Less than a month later, I found myself at a closing. The whole thing happened so fast that it  came as a surprise, even to me, when I was handed the keys and a couple of celebratory champagne glasses and told I was the homeowner of a cute little beach house.

Three weeks later, while standing in the living room of my new house, boxes strewn all over and things still very much unpacked, a brief windstorm caused a tree to rip through the ceiling, missing my head by just a few feet.

I stood there, simply disbelieving, surrounded by insulation, splintered wood and water everywhere.  There was an actual tree in the middle of my living room.  I’d barely owned my house a month.  I’d invested the bulk of my savings into it.  I had nowhere to go, having already turned over my apartment.

I genuinely didn’t even know where to begin, so I cried while the police drew up a report and watched helplessly as the gas was turned off, and my new house was declared uninhabitable. “This will all seem like a bad dream in another year,” one of the officers told me. I knew he was trying to make me feel better, but to me, in that moment, there was no promise of hope.

The first two weeks were brutal.  My issue was assigned to the catastrophe unit, but due to a high volume of claims related to the very storm that ruined my house, the insurance carrier couldn’t get to me right away.  As luck would have it, the days after the damage brought rain.

For over a week I tortured myself by driving past my new house with the gaping hole and watching it get rained into, open to the elements, squirrels and birds. When they eventually arranged for a tarp to be put on, it made my house look injured.  It stuck out with its giant blue Band-Aid on top of it, which made me feel somehow worse.
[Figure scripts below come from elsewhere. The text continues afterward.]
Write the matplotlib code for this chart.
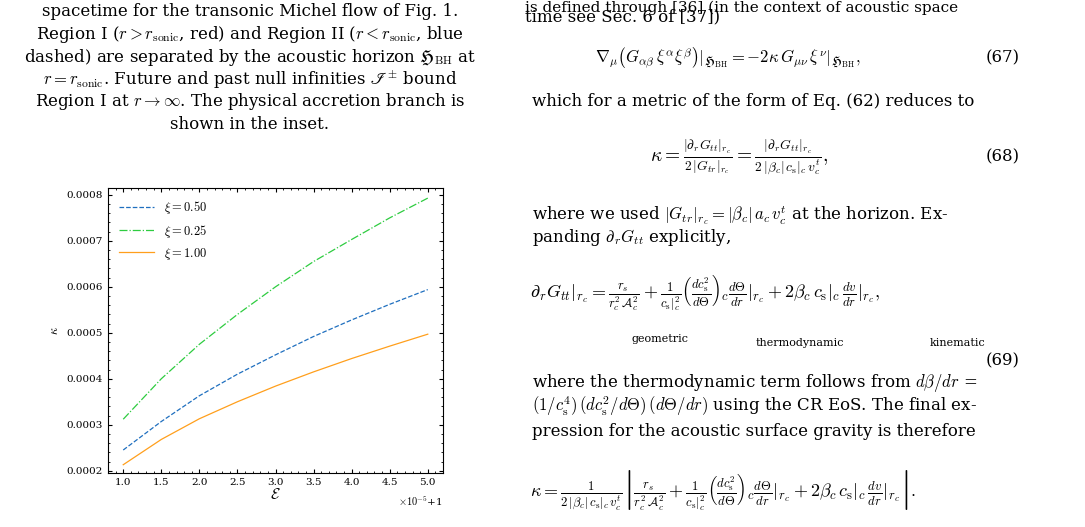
import numpy as np
import matplotlib
matplotlib.use("Agg")
from matplotlib import pyplot as plt

plt.rcParams["font.family"] = "DejaVu Serif"
plt.rcParams["mathtext.fontset"] = "cm"

energy = [1.0, 1.5, 2.0, 2.5, 3.0, 3.5, 4.0, 4.5, 5.0]
kappa_050 = [0.000245, 0.000307, 0.000363, 0.000410, 0.000452, 0.000492, 0.000528, 0.000562, 0.000594]
kappa_025 = [0.000312, 0.000400, 0.000475, 0.000540, 0.000600, 0.000655, 0.000703, 0.000750, 0.000793]
kappa_100 = [0.000213, 0.000268, 0.000313, 0.000350, 0.000384, 0.000415, 0.000444, 0.000471, 0.000497]

fig = plt.figure(figsize=(10.85, 5.27), dpi=100)
W, H = 1085, 527
ax = fig.add_axes([108 / W, 1 - 473 / H, 335 / W, 285 / H])
ax.plot(energy, kappa_050, "--", color="#1f6fbf", lw=0.9, label=r"$\xi = 0.50$")
ax.plot(energy, kappa_025, "-.", color="#2ecc40", lw=0.9, label=r"$\xi = 0.25$")
ax.plot(energy, kappa_100, "-", color="#ff9f1c", lw=0.9, label=r"$\xi = 1.00$")
ax.set_xlim(0.8, 5.2)
ax.set_ylim(0.000195, 0.000815)
ax.set_xticks([1.0, 1.5, 2.0, 2.5, 3.0, 3.5, 4.0, 4.5, 5.0])
ax.set_yticks([0.0002, 0.0003, 0.0004, 0.0005, 0.0006, 0.0007, 0.0008])
ax.set_yticklabels(["0.0002", "0.0003", "0.0004", "0.0005", "0.0006", "0.0007", "0.0008"])
ax.minorticks_on()
ax.tick_params(which="both", direction="in", top=True, right=True, labelsize=7.5)
ax.tick_params(which="major", length=3)
ax.tick_params(which="minor", length=1.5)
ax.set_xlabel(r"$\mathcal{E}$", fontsize=11, labelpad=0)
ax.set_ylabel(r"$\kappa$", fontsize=9)
ax.text(1.0, -0.075, r"$\times10^{-5}$+1", transform=ax.transAxes, ha="right", va="top", fontsize=7.5)
ax.legend(loc="upper left", frameon=False, fontsize=9, handlelength=2.8)

# surrounding page text
lt = [
    "spacetime for the transonic Michel flow of Fig. 1.",
    r"Region I ($r > r_{\rm sonic}$, red) and Region II ($r < r_{\rm sonic}$, blue",
    r"dashed) are separated by the acoustic horizon $\mathfrak{H}_{\rm BH}$ at",
    r"$r = r_{\rm sonic}$. Future and past null infinities $\mathscr{I}^{\pm}$ bound",
    r"Region I at $r \to \infty$. The physical accretion branch is",
    "shown in the inset.",
]
for i, s in enumerate(lt):
    fig.text(250 / W, 1 - (12 + i * 22.5) / H, s, ha="center", va="center", fontsize=12)

fig.text(525 / W, 1 - 1 / H, "is defined through [36] (in the context of acoustic space", fontsize=11, va="top")
fig.text(525 / W, 1 - 17 / H, "time see Sec. 6 of [37])", fontsize=12, va="center")
fig.text(595 / W, 1 - 58 / H, r"$\nabla_\mu\left(G_{\alpha\beta}\,\xi^\alpha\xi^\beta\right)|_{\mathfrak{H}_{\rm BH}} = -2\kappa\, G_{\mu\nu}\,\xi^\nu|_{\mathfrak{H}_{\rm BH}},$", fontsize=12, va="center")
fig.text(1020 / W, 1 - 58 / H, "(67)", fontsize=12, va="center", ha="right")
fig.text(532 / W, 1 - 102 / H, "which for a metric of the form of Eq. (62) reduces to", fontsize=12, va="center")
fig.text(650 / W, 1 - 157 / H, r"$\kappa = \frac{|\partial_r G_{tt}|_{r_c}}{2\,|G_{tr}|_{r_c}} = \frac{|\partial_r G_{tt}|_{r_c}}{2\,|\beta_c|\,c_{\rm s}|_c\,v_c^t},$", fontsize=14, va="center")
fig.text(1020 / W, 1 - 157 / H, "(68)", fontsize=12, va="center", ha="right")
fig.text(532 / W, 1 - 215 / H, r"where we used $|G_{tr}|_{r_c} = |\beta_c|\,a_c\,v_c^t$ at the horizon. Ex-", fontsize=12, va="center")
fig.text(532 / W, 1 - 237 / H, r"panding $\partial_r G_{tt}$ explicitly,", fontsize=12, va="center")
fig.text(530 / W, 1 - 293 / H, r"$\partial_r G_{tt}|_{r_c} = \frac{r_s}{r_c^2\,\mathcal{A}_c^2} + \frac{1}{c_{\rm s}|_c^2}\left(\frac{dc_{\rm s}^2}{d\Theta}\right)_c \frac{d\Theta}{dr}|_{r_c} + 2\beta_c\,c_{\rm s}|_c\,\frac{dv}{dr}|_{r_c},$", fontsize=13, va="center")
fig.text(660 / W, 1 - 339 / H, "geometric", fontsize=8, ha="center", va="center")
fig.text(800 / W, 1 - 343 / H, "thermodynamic", fontsize=8, ha="center", va="center")
fig.text(958 / W, 1 - 343 / H, "kinematic", fontsize=8, ha="center", va="center")
fig.text(1020 / W, 1 - 361 / H, "(69)", fontsize=12, va="center", ha="right")
fig.text(532 / W, 1 - 383 / H, r"where the thermodynamic term follows from $d\beta/dr$ =", fontsize=12, va="center")
fig.text(532 / W, 1 - 406 / H, r"$(1/c_{\rm s}^4)\,(dc_{\rm s}^2/d\Theta)\,(d\Theta/dr)$ using the CR EoS. The final ex-", fontsize=12, va="center")
fig.text(532 / W, 1 - 431 / H, "pression for the acoustic surface gravity is therefore", fontsize=12, va="center")
fig.text(530 / W, 1 - 490 / H, r"$\kappa = \frac{1}{2\,|\beta_c|\,c_{\rm s}|_c\,v_c^t}\left|\frac{r_s}{r_c^2\,\mathcal{A}_c^2} + \frac{1}{c_{\rm s}|_c^2}\left(\frac{dc_{\rm s}^2}{d\Theta}\right)_c\frac{d\Theta}{dr}|_{r_c} + 2\beta_c\,c_{\rm s}|_c\,\frac{dv}{dr}|_{r_c}\right|.$", fontsize=13, va="center")

fig.savefig("out.png", dpi=100)
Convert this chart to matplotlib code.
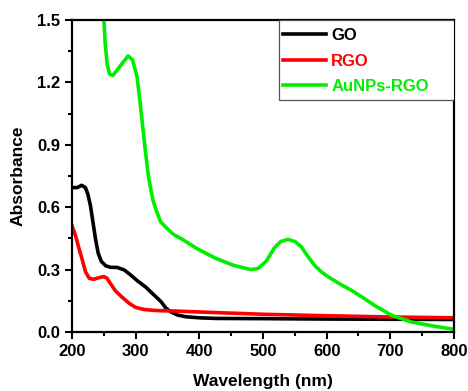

For a few weeks I lived in a hotel the insurance put me up in and put my stuff in a storage unit.   Subsequently, I was lucky to find an empty studio apartment in my old building while I waited for things to play out.

I suppose the good news is that despite taking almost two years, the insurance carrier ultimately covered  the damages to my house.  What no one knows until they go through this type of catastrophic loss is that in order to have a house rebuilt by insurance one often gets drawn into a constant struggle involving third parties (claims adjusters, mortgage companies, architects, engineers, etc.).

At times it can feel like a part-time job that includes all sorts of duties one isn’t familiar with: applying for permits, gathering documents to substantiate damaged items, waiting on township officials to conduct inspections, to name a few.

You also never really know when your house will be finished; completion is subject to so many factors, the most important of which is money that is in someone else’s hands. There’s a lot of red tape involved, and I had to adjust and re-adjust the amount of things I needed from my storage facility, my optimism curbed by reality more than once.

It started to feel like every time I thought I’d get back into my house, there’s be some kind of setback. I should mention that throughout this whole process, I was still obligated to pay my monthly mortgage.

It has now been three years since the tree smashed my house, and I’m once again living in it.  I’ve had the chance to unpack and put everything in what I hope is its permanent place. The rebuild has been tedious and emotionally draining, but now that it’s all over, I reflect more on the fact that the tree could’ve not missed me the way it did.

Sometimes, I feel very lucky.  And sometimes, when I sit in the living room and the wind starts howling excessively, I fight the urge to go to another room and hide until the weather clears.